2. Why the need to return an answer when there isn’t one? Maybe any([]) and all([]) should be neither true nor false. I’d rather deal with an error there and implement an if !isempty to deal with the error than have some unexpected value floating around my program. And it’s not even that all and any necessarily return Bool. They return missing when the iterator contains missing values.

They only work in the empty case, because the empty case doesn’t care about the type; there is no logical predicate you can write that will make the any call return true, because it won’t ever be applied. Once you have a non-empty array, you do get an error:

julia> any(["foo"])
ERROR: TypeError: non-boolean (String) used in boolean context
Stacktrace:
 [1] _any
   @ Base ./reduce.jl:1228 [inlined]
 [2] _any
   @ Base ./reducedim.jl:1007 [inlined]
 [3] any(a::Vector{String})
   @ Base ./reducedim.jl:1005
 [4] top-level scope
   @ REPL[1]:1

But there is one - any(f, vec) is asking the question “of all the elements in vec, is there one that fulfills the predicate f?” and for an empty array the answer is false, because there is no example from vec you could provide to make that true. You can think of any/all as a fold, if you will, starting out with initial values of false and true respectively. If there are no elements to fold over, it’s just the initial value being returned.

That’s just a property of missing though, and unrelated to any/all. Your predicate is free to handle missing differently.

The simplest mental model here is that any is true if there’s at least one true and all is false if there’s at least one false. Array element types don’t matter; it’s the values that do. In fact:

julia> all([false, "no errors!"])
false

julia> any([true, "no errors!"])
true

any(f, vec) is asking the question “of all the elements in vec, is there one that fulfills the predicate f?”

I like the framing as a mnemonic:

any(f, vec): There is an element in vec that fulfills the predicate f.
all(f, vec): There is no element in vec that fails to fulfill the predicate f.

But again, this leads to the contradiction (all(f, []) && !any(f, [])) == true, as mentioned in the post linked earlier. And now that I think about it, all(f, []) == all(!f, []) == true.

So we’re just kicking the can down the road-- does the element of an empty set, the one that does not exist, fulfill or fail to fulfill a predicate?

I wrote this just to think through the issue a bit, and defaults are really sneaky when dealing with empty sets. I wanted to leave it here as a cautionary tale.

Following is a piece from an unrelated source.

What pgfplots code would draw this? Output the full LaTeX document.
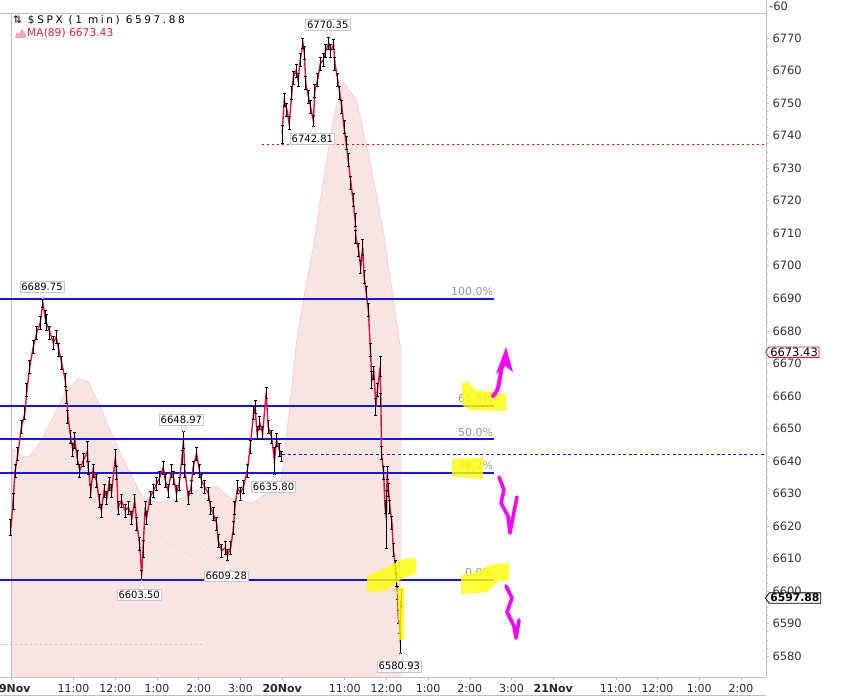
\documentclass[border=0pt]{standalone}
\usepackage{fontspec}
\setmainfont{DejaVu Sans}
\usepackage{pgfplots}
\pgfplotsset{compat=1.18}
\usepackage{pgfplotstable}
\usetikzlibrary{shapes.symbols}

\definecolor{pricered}{RGB}{220,20,60}
\definecolor{mafill}{RGB}{249,228,228}
\definecolor{maline}{RGB}{240,200,205}
\definecolor{fibblue}{RGB}{20,20,240}
\definecolor{axgray}{RGB}{190,190,190}
\definecolor{lblgray}{RGB}{150,150,150}
\definecolor{hl}{RGB}{255,255,0}
\definecolor{mag}{RGB}{255,0,255}
\definecolor{macolor}{RGB}{220,30,70}
\definecolor{iconpink}{RGB}{240,170,180}

% day 1: minute index, close, half range
\pgfplotstableread{
m c e
0 6619.5 2.5
3 6627.5 2.5
6 6637 2
10 6642.3 2
15 6650.4 2
20 6654.7 2
23 6661.8 2
27 6668.9 2
32 6675 2
37 6679.4 2
42 6682.5 2
46 6688.5 1.3
49 6684.3 2
51 6682.5 2.5
56 6679.4 2
61 6676.3 2
65 6678.1 2
69 6674.1 2
73 6670.1 2
78 6664.9 2
80 6659.6 2
82 6653.5 2
86 6647.3 2
89 6643.3 2
92 6646.4 2.5
95 6641.1 2
99 6637.1 2
104 6640.2 2
110 6643 3
111 6638 2
115 6630.9 2
118 6637.1 2
123 6634 2
127 6627.8 2
130 6624.8 2
134 6630.9 2
138 6628.8 2
141 6633.1 2
145 6630.9 2
150 6641 2.5
152 6636.2 2
154 6625.7 2
159 6627.8 2
164 6624.8 2
169 6625.7 2
174 6622.6 2
178 6627.8 2
181 6620.7 2
185 6614.6 2
188 6605 1.5
190 6613 2.5
193 6625.7 2
195 6622.5 2
200 6628.8 2
205 6630.9 2
210 6633.1 2
214 6634.9 2
219 6638 2
222 6634 2
226 6630.9 2
231 6637.1 2
234 6634.9 2
238 6630 2.5
242 6633.1 2
246 6641.1 2
248 6646.4 2.6
250 6637.1 2
255 6628.8 2
259 6631.9 2
262 6638 2
267 6642.3 2
271 6637.1 2
274 6634 2
279 6631.9 2
284 6630 2
287 6625.7 2
291 6623.8 2
296 6620.7 2
298 6615.5 2
303 6612.4 2
308 6613.3 2
311 6611 1.7
316 6613.3 2
320 6619.5 2
322 6625.7 2
326 6631.9 2
330 6630 2
334 6631.9 2
340 6637.1 2
344 6644.2 2
349 6654.7 2
351 6656.5 2
354 6648.5 2
358 6651.6 2
362 6648.5 2
367 6660.9 1.8
370 6650.4 2
375 6647.3 2
379 6640 4.2
382 6646.4 2
386 6643.3 2
389 6641.5 1.5
}\dayone

% day 2
\pgfplotstableread{
m c e
390 6740.5 2.8
393 6750.9 2
397 6747.8 2
400 6743.8 2
404 6753 2
406 6757.9 2
410 6760 2
413 6757 2
416 6763.2 2
420 6768.4 1.5
422 6765.3 2
424 6756.1 2
428 6751.8 2
431 6748.7 2
435 6744.5 1.7
437 6753.9 2
441 6757 2
445 6762.2 2
449 6763.2 2
453 6766.2 2
457 6768.5 1.85
460 6766.2 2
464 6768 1.5
466 6762.2 2
470 6757 2
473 6753 2
476 6748.7 2
479 6742.6 2
482 6737.7 2
485 6732.5 2
489 6725.4 2
492 6720.2 2
495 6714.1 2
496 6708.8 2
500 6704.8 2
503 6699.6 2
506 6705.7 2.5
508 6696.5 2
511 6691.6 2
514 6686.4 2
517 6674.1 2
519 6664.9 2.5
522 6667.1 2
525 6656.6 2.5
527 6661.8 2
531 6669 3
532 6658.8 2
533 6642.5 2
536 6636.4 2
538 6626 2
540 6622 9
541 6636.4 2
543 6631.1 2
545 6626 2
548 6621 2
550 6612.7 2
553 6607.5 2
554 6603.5 2
556 6599.5 2
557 6592.2 2
559 6589.1 2
560 6584 3.1
561 6597.88 2.5
}\daytwo

% MA(89)
\pgfplotstableread{
m v
0 6644
15 6641.5
27 6641.4
42 6645.6
61 6653.5
80 6661.8
97 6665.4
111 6664.3
128 6657.0
148 6646.7
171 6636.4
190 6628.5
210 6627.2
247 6628.7
276 6631.7
296 6632.1
319 6628.1
348 6627.1
368 6630.2
380 6632
389 6634.5
392 6640
401 6656.6
411 6677.2
423 6692.5
435 6705.7
445 6720.1
464 6745.6
478 6756.4
497 6750.9
516 6732.5
536 6710
550 6689.5
561 6673.43
}\ma

% MA(89) area outline (same values, closed to the bottom of the axis)
\pgfplotstableread{
m v
0 6573.6
0 6644
15 6641.5
27 6641.4
42 6645.6
61 6653.5
80 6661.8
97 6665.4
111 6664.3
128 6657.0
148 6646.7
171 6636.4
190 6628.5
210 6627.2
247 6628.7
276 6631.7
296 6632.1
319 6628.1
348 6627.1
368 6630.2
380 6632
389 6634.5
392 6640
401 6656.6
411 6677.2
423 6692.5
435 6705.7
445 6720.1
464 6745.6
478 6756.4
497 6750.9
516 6732.5
536 6710
550 6689.5
561 6673.43
561 6573.6
}\mafillt

\tikzset{pl/.style={draw=black!22, fill=white, text=black, font=\fontsize{10}{11}\selectfont,
  inner xsep=1.5pt, inner ysep=1.6pt, text height=7.4pt, text depth=0.2pt}}
\newcommand{\hilab}[4]{\draw[black!22,fill=white] (axis cs:#1,#2) -- ++(-3.5pt,7pt) -- ++(7pt,0pt) -- cycle;
  \node[pl,anchor=south,yshift=6.6pt,xshift=#4] at (axis cs:#1,#2) {#3};}
\newcommand{\lolab}[5]{\draw[black!22,fill=white] (axis cs:#1,#2) -- ++(-3.5pt,-#5) -- ++(7pt,0pt) -- cycle;
  \node[pl,anchor=north,yshift=-#5+0.4pt,xshift=#4] at (axis cs:#1,#2) {#3};}
\newcommand{\fiblab}[2]{\node[anchor=south east, inner sep=0pt, text=lblgray, font=\fontsize{11}{12}\selectfont, xshift=-1pt, yshift=3pt] at (axis cs:695,#1) {#2};}

\begin{document}
\begin{tikzpicture}
\useasboundingbox (0pt,-20pt) rectangle (853pt,677pt);
\begin{axis}[name=ax, at={(0pt,0pt)}, anchor=south west,
  scale only axis, width=766pt, height=664pt,
  xmin=-15.8, xmax=1086, ymin=6573.6, ymax=6777.7,
  axis x line*=bottom, axis y line*=right,
  axis line style={axgray, line width=0.8pt},
  clip=false,
  tick style={axgray, line width=0.6pt}, tick align=outside,
  major tick length=3pt, minor tick length=2pt,
  xtick={0,90,150,210,270,330,390,480,540,600,660,720,780,870,930,990,1050},
  xticklabels={\textbf{19Nov},11:00,12:00,1:00,2:00,3:00,\textbf{20Nov},11:00,12:00,1:00,2:00,3:00,\textbf{21Nov},11:00,12:00,1:00,2:00},
  xticklabel style={font=\fontsize{11}{12}\selectfont, text=black!85, yshift=-0.5pt},
  ytick={6580,6590,...,6770},
  minor y tick num=3,
  scaled y ticks=false,
  /pgf/number format/1000 sep={},
  /pgf/number format/assume math mode=true,
  yticklabel style={font=\fontsize{11.5}{12}\selectfont, text=black!80},
]
% MA(89) area
\addplot[fill=mafill, draw=none] table[x=m,y=v] {\mafillt};
\addplot[maline, line width=0.6pt] table[x=m,y=v] {\ma};

% frame extras
\draw[axgray, line width=0.8pt] (rel axis cs:0,1) -- (rel axis cs:1,1);
\draw[axgray, line width=0.8pt] (rel axis cs:1,1) -- ++(0pt,13pt);
\draw[axgray, line width=0.8pt] ([yshift=-18pt]rel axis cs:0,0) -- ([yshift=-18pt]rel axis cs:1,0);
\draw[axgray, line width=0.6pt] (axis cs:0,6573.6) -- (axis cs:0,6777.7);

% faint reference lines
\addplot[black!25, dash pattern=on 2pt off 3pt, line width=0.6pt] coordinates {(-15.8,6583.8) (279,6583.8)};
\addplot[black!18, dash pattern=on 1pt off 3pt, line width=0.8pt] coordinates {(99,6647.4) (291,6609.6)};
\addplot[black!18, dash pattern=on 1pt off 3pt, line width=0.8pt] coordinates {(114,6628.1) (291,6607.1)};

% Fibonacci levels
\addplot[fibblue, line width=2pt] coordinates {(-15.8,6689.75) (695,6689.75)};
\addplot[fibblue, line width=2pt] coordinates {(-15.8,6656.80) (695,6656.80)};
\addplot[fibblue, line width=2pt] coordinates {(-15.8,6646.63) (695,6646.63)};
\addplot[fibblue, line width=2pt] coordinates {(-15.8,6636.45) (695,6636.45)};
\addplot[fibblue, line width=2pt] coordinates {(-15.8,6603.50) (695,6603.50)};
\fiblab{6689.75}{100.0\%}
\fiblab{6656.80}{61.8\%}
\fiblab{6646.63}{50.0\%}
\fiblab{6636.45}{38.2\%}
\fiblab{6603.50}{0.0\%}

% horizontal reference lines
\addplot[red, dash pattern=on 2pt off 3pt, line width=1.2pt] coordinates {(361,6737.3) (1086,6737.3)};
\addplot[fibblue, dash pattern=on 3pt off 2.5pt, line width=1.2pt] coordinates {(390,6641.9) (1086,6641.9)};

% price bars
\addplot[pricered, line width=1.4pt] table[x=m,y=c] {\dayone};
\addplot[pricered, line width=1.4pt] table[x=m,y=c] {\daytwo};
\addplot[draw=none, mark=none, error bars/.cd, y dir=both, y explicit,
  error bar style={draw=black, line width=1pt},
  error mark options={draw=black, line width=0.8pt, rotate=90, mark size=1.5pt}] table[x=m,y=c,y error=e] {\dayone};
\addplot[draw=none, mark=none, error bars/.cd, y dir=both, y explicit,
  error bar style={draw=black, line width=1pt},
  error mark options={draw=black, line width=0.8pt, rotate=90, mark size=1.5pt}] table[x=m,y=c,y error=e] {\daytwo};

% high / low labels
\hilab{46}{6689.75}{6689.75}{-1pt}
\hilab{248}{6648.97}{6648.97}{-2pt}
\hilab{457}{6770.35}{6770.35}{-1pt}
\lolab{435}{6742.81}{6742.81}{-1pt}{7pt}
\lolab{379}{6635.80}{6635.80}{-1pt}{7pt}
\lolab{188}{6603.50}{6603.50}{-2.5pt}{10pt}
\lolab{311}{6609.28}{6609.28}{-1pt}{10pt}
\lolab{560}{6580.93}{6580.93}{-1pt}{8pt}

% right axis value flags
\node[signal, signal to=west, signal pointer angle=110, draw=pricered, fill=white, line width=0.8pt,
  font=\fontsize{11.5}{12}\selectfont, inner xsep=1.2pt, inner ysep=1pt, text height=8pt, text depth=0.3pt,
  anchor=west, xshift=-1pt] at (axis cs:1086,6673.43) {6673.43};
\node[signal, signal to=west, signal pointer angle=110, draw=black, fill=white, line width=0.8pt,
  font=\bfseries\fontsize{10.8}{12}\selectfont, inner xsep=1.2pt, inner ysep=1pt, text height=8pt, text depth=0.3pt,
  anchor=west, xshift=-1pt] at (axis cs:1086,6597.88) {6597.88};
\end{axis}

% annotations in picture pixels (origin top-left, y downwards)
\begin{scope}[shift={(0pt,677pt)}, x=1pt, y=-1pt]
\node[anchor=west, inner sep=0pt, font=\fontsize{10.5}{12}\selectfont] at (13,20) {\addfontfeature{LetterSpace=25}⇅ \$SPX (1 min) 6597.88};
\fill[iconpink] (15,38) -- (17,32) -- (19,34) -- (22,29) -- (26,35) -- (26,38) -- cycle;
\node[anchor=west, inner sep=0pt, text=macolor, font=\fontsize{10.7}{12}\selectfont] at (27,33) {MA(89) 6673.43};
\node[anchor=west, inner sep=0pt, text=black!80, font=\fontsize{11.5}{12}\selectfont] at (769,6) {-60};

\begin{scope}[fill opacity=0.8]
\fill[hl] (462,383) -- (468,382) -- (475,390) -- (506,394) -- (506,411) -- (470,410) -- (462,405) -- cycle;
\fill[hl] (452,459) -- (483,458) -- (483,479) -- (470,478) -- (452,476) -- cycle;
\fill[hl] (461,575) -- (475,573) -- (490,565) -- (509,563) -- (509,580) -- (497,582) -- (487,592) -- (461,594) -- cycle;
\fill[hl] (367,576) -- (385,568) -- (403,559) -- (416,558) -- (416,573) -- (400,580) -- (385,591) -- (367,592) -- cycle;
\fill[hl] (397,588) -- (404,587) -- (404,640) -- (399,640) -- cycle;
\end{scope}

\draw[mag, line width=4pt, line cap=round, line join=round] (493,396) .. controls (500,390) and (499,378) .. (503,362);
\fill[mag] (496,374) -- (506,347) -- (513,372) -- (505,366) -- cycle;
\draw[mag, line width=3.6pt, line cap=round, line join=round] (499,477) -- (504,490) -- (501,503) -- (508,516) -- (510,533) -- (514,512) -- (517,497);
\draw[mag, line width=3.6pt, line cap=round, line join=round] (506,586) -- (512,598) -- (507,612) -- (514,626) -- (516,638) -- (519,620);
\end{scope}
\end{tikzpicture}
\end{document}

function allisodd(set::Vector)
    for element in set
        if isodd(element) == false  # element fails to fulfill predicate
            return false
        end
    end

    return true
end
function noneisodd(set::Vector)
    for element in set
        if isodd(element) == true # element fulfills predicate
            return false
        end
    end

    return true
end

With this, we get allisodd([]) == noneisodd([]) == true

I’ll live with the mnemonic for now. Thanks for engaging.